Murphy's answer suggests that it's reasonable to instead take the claim that we "share 50% of our DNA" with bananas to mean that 50% of humans' tens of thousands of genes have homologs in banana genes. What's more, the oldest source I can track down for any variant of the "50% banana" claim - the previously linked 2001 interview with Dr Eric Lander, in which the interviewer, science journalist Robert Krulwich, brings it up - says that we share 50% of our genes, not 50% of our DNA. So, is this variant of the claim true?
As best I can tell, no. At the very least, it's dubious and I cannot find any substantiation for it.
As previously noted, the banana genome was not sequenced until 2012, yet this claim dates back to at least 2001 - and so it was made without access to the data we now have.
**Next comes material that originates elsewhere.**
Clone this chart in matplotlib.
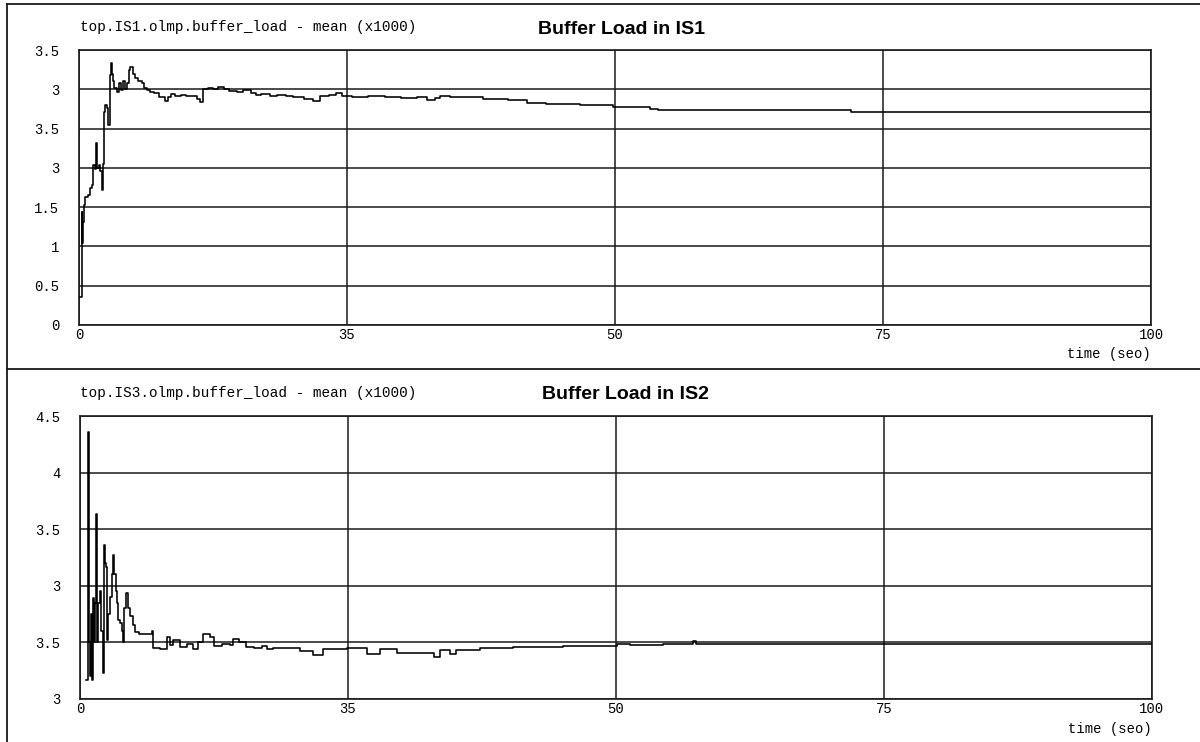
"""Buffer load traces for IS1 and IS2 (two stacked panels, old plotter look)."""

import matplotlib.pyplot as plt
from matplotlib.lines import Line2D

# Top panel: buffer load in IS1 (x1000)
t_is1 = [0.05, 0.25, 0.3, 0.4, 0.5, 0.6, 0.8, 1.0, 1.2, 1.35, 1.45, 1.6,
         1.7, 1.85, 2.0, 2.1, 2.2, 2.3, 2.45, 2.6, 2.7, 2.85, 3.0, 3.05,
         3.15, 3.3, 3.5, 3.7, 3.9, 4.1, 4.3, 4.5, 4.7, 4.8, 5.0, 5.2, 5.5,
         5.85, 6.1, 6.3, 6.6, 7.0, 7.5, 8.0, 8.3, 8.6, 9.0, 9.5, 10.0,
         10.5, 11.0, 11.3, 11.6, 12.0, 12.5, 13.0, 13.5, 14.0, 14.7, 15.3,
         16.0, 16.5, 17.0, 17.8, 18.5, 19.3, 20.0, 21.0, 21.8, 22.5, 23.3,
         24.0, 24.5, 25.5, 27.0, 28.5, 30.0, 31.5, 32.5, 33.2, 33.7, 34.6,
         36.0, 37.7, 39.0, 40.0, 41.8, 43.6, 46.7, 49.8, 51.1, 53.3, 54.0,
         72.0, 100.0]
v_is1 = [0.36, 1.44, 1.04, 1.31, 1.53, 1.63, 1.66, 1.74, 1.78, 2.04, 1.98,
         2.32, 2.0, 2.04, 1.96, 1.72, 2.05, 2.71, 2.8, 2.76, 2.54, 3.18,
         3.33, 3.2, 3.1, 3.02, 2.97, 3.08, 2.99, 3.1, 3.0, 3.08, 3.24, 3.28,
         3.2, 3.14, 3.1, 3.08, 3.02, 2.99, 2.96, 2.95, 2.9, 2.85, 2.9, 2.94,
         2.92, 2.93, 2.91, 2.92, 2.87, 2.84, 3.0, 3.02, 3.0, 3.03, 3.0,
         2.98, 2.97, 2.99, 2.95, 2.93, 2.94, 2.92, 2.93, 2.91, 2.9, 2.88,
         2.85, 2.92, 2.93, 2.95, 2.91, 2.9, 2.91, 2.9, 2.89, 2.9, 2.86,
         2.89, 2.92, 2.9, 2.9, 2.87, 2.87, 2.86, 2.83, 2.81, 2.8, 2.78,
         2.77, 2.75, 2.74, 2.71, 2.71]

# Bottom panel: buffer load in IS2 (x1000)
t_is2 = [0.6, 0.7, 0.8, 0.9, 1.0, 1.1, 1.18, 1.3, 1.4, 1.49, 1.55, 1.7,
         1.87, 2.0, 2.1, 2.2, 2.27, 2.35, 2.43, 2.55, 2.65, 2.8, 2.95, 3.05,
         3.15, 3.26, 3.35, 3.42, 3.55, 3.73, 3.9, 4.04, 4.15, 4.29, 4.45,
         4.66, 4.9, 5.13, 5.5, 6.2, 6.7, 6.84, 7.5, 8.1, 8.4, 8.7, 9.3,
         9.95, 10.5, 11.0, 11.5, 12.1, 12.5, 13.2, 14.0, 14.3, 14.8, 15.5,
         16.2, 17.0, 17.4, 18.0, 18.7, 20.5, 21.7, 22.7, 24.9, 26.8, 28.0,
         29.6, 33.0, 33.6, 34.5, 35.1, 37.3, 40.4, 45.1, 46.6, 49.7, 50.1,
         51.3, 54.4, 57.2, 57.5, 100.0]
v_is2 = [2.17, 4.36, 2.5, 2.2, 2.75, 2.17, 2.89, 2.5, 2.85, 3.63, 2.5, 2.85,
         2.95, 2.6, 2.23, 2.5, 3.36, 3.2, 3.17, 2.52, 2.75, 2.9, 3.1, 3.27,
         3.1, 3.1, 2.95, 2.85, 2.7, 2.67, 2.6, 2.5, 2.8, 2.94, 2.8, 2.73,
         2.65, 2.59, 2.57, 2.57, 2.6, 2.45, 2.44, 2.55, 2.48, 2.52, 2.46,
         2.49, 2.44, 2.5, 2.57, 2.55, 2.47, 2.49, 2.48, 2.53, 2.5, 2.46,
         2.45, 2.47, 2.44, 2.45, 2.45, 2.42, 2.39, 2.44, 2.45, 2.4, 2.44,
         2.41, 2.37, 2.43, 2.4, 2.43, 2.45, 2.46, 2.47, 2.47, 2.47, 2.49,
         2.48, 2.49, 2.51, 2.49, 2.49]

# Axis ticks and the labels as printed on the original plot
x_ticks = [0, 25, 50, 75, 100]
x_labels = ["0", "35", "50", "75", "100"]
y1_ticks = [0, 0.5, 1, 1.5, 2, 2.5, 3, 3.5]
y1_labels = ["0", "0.5", "1", "1.5", "3", "3.5", "3", "3.5"]
y2_ticks = [2, 2.5, 3, 3.5, 4, 4.5]
y2_labels = ["3", "3.5", "3", "3.5", "4", "4.5"]

MONO = "Liberation Mono"
W, H = 1200, 742
TICK_FONT = dict(fontfamily=MONO, fontsize=10)


def style_panel(ax, t, v, yticks, ylabels):
    """Draw one trace with the boxed, gridded look of the plotter."""
    ax.plot(t, v, color="black", lw=1.15, drawstyle="steps-post", zorder=3)
    ax.set_xlim(0, 100)
    ax.set_ylim(yticks[0], yticks[-1])
    ax.set_xticks(x_ticks)
    ax.set_xticklabels(x_labels, **TICK_FONT)
    ax.set_yticks(yticks)
    ax.set_yticklabels(ylabels, **TICK_FONT)
    ax.tick_params(axis="y", length=0, pad=14)
    ax.tick_params(axis="x", length=0, pad=2)
    ax.grid(True, color="#1a1a1a", lw=1.1)
    for s in ax.spines.values():
        s.set_color("#1a1a1a")
        s.set_linewidth(1.2)
    ax.text(1.0, -0.105, "time (seo)", transform=ax.transAxes, ha="right",
            va="center", **TICK_FONT)


def main():
    fig = plt.figure(figsize=(W / 100, H / 100), dpi=100)

    # axes boxes in pixel coords of the reference
    ax1 = fig.add_axes([79 / W, 1 - 325 / H, (1151 - 79) / W, (325 - 50) / H])
    ax2 = fig.add_axes([80 / W, 1 - 699 / H, (1152 - 80) / W, (699 - 416) / H])

    style_panel(ax1, t_is1, v_is1, y1_ticks, y1_labels)
    style_panel(ax2, t_is2, v_is2, y2_ticks, y2_labels)

    # panel headers
    head = dict(fontfamily=MONO, fontsize=10.4, va="center", ha="left")
    title = dict(fontfamily="Liberation Sans", fontweight="bold",
                 fontsize=14, ha="center", va="center")
    fig.text(80 / W, 1 - 27 / H, "top.IS1.olmp.buffer_load - mean (x1000)", **head)
    fig.text(621 / W, 1 - 29 / H, "Buffer Load in IS1", **title)
    fig.text(80 / W, 1 - 393 / H, "top.IS3.olmp.buffer_load - mean (x1000)", **head)
    fig.text(625 / W, 1 - 394 / H, "Buffer Load in IS2", **title)

    # outer frame and separator between panels
    frame = dict(color="#1a1a1a", lw=1.3, transform=fig.transFigure)
    fig.add_artist(Line2D([7 / W, 1], [1 - 4 / H, 1 - 4 / H], **frame))
    fig.add_artist(Line2D([7 / W, 7 / W], [0, 1 - 4 / H], **frame))
    fig.add_artist(Line2D([7 / W, 1], [1 - 369 / H, 1 - 369 / H], **frame))

    fig.savefig("out.png", dpi=100)


if __name__ == "__main__":
    main()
And Neil Saunders, in his "50% bananas" blog post, tried using the Orthologous Matrix Browser - a public tool for finding orthologs of genes - to look for orthologs of human genes in the banana genome. He reports that it only finds about 3500 human genes with such orthologs. (Specifically, 3440 - I get a slightly different number, perhaps due to changes to the OMB's algorithm.)
You can replicate Neil's result yourself by entering HUMAN and MUSAM (corresponding to Musa acuminata, the scientific name for bananas) at https://omabrowser.org/oma/genomePW/ and clicking "get pairs". The OMB returns a TSV of ortholog pairs, with the ID of a human gene on the left and its corresponding banana gene on the right. As Neil notes, if we count the number of unique human gene IDs listed, then we get the total number of human genes that OMB's algorithm thinks have at least one ortholog in the banana genome. Such counting is shown below in Python:
>>> import requests
>>> result_tsv = requests.get('https://omabrowser.org/cgi-bin/gateway.pl?f=PairwiseOrthologs&p1=HUMAN&p2=MUSAM&p3=OMA').text
>>> unique_human_gene_names = {line.split('\t')[0] for line in result_tsv.splitlines()}
>>> len(unique_human_gene_names)
3484
He notes that this,
given that there are twenty thousand-ish human protein coding genes, equates to around “17% banana”.
Of course, the OMB is just using an algorithm to attempt to find orthologs by looking at reference sequences. There may be some defensible alternative approach that yields a different result. But if so, I have not been able to find it; the only attempt I know of to fact-check the 50% claim in light of published reference genomes is Neil's, and his method, at least, clearly finds that the claim is false.
* I emailed Professor Lander to see if he remembered the original source from which he heard the claim. Alas, he does not. He speculated it might be gene families to which the claim originally referred, rather than genes.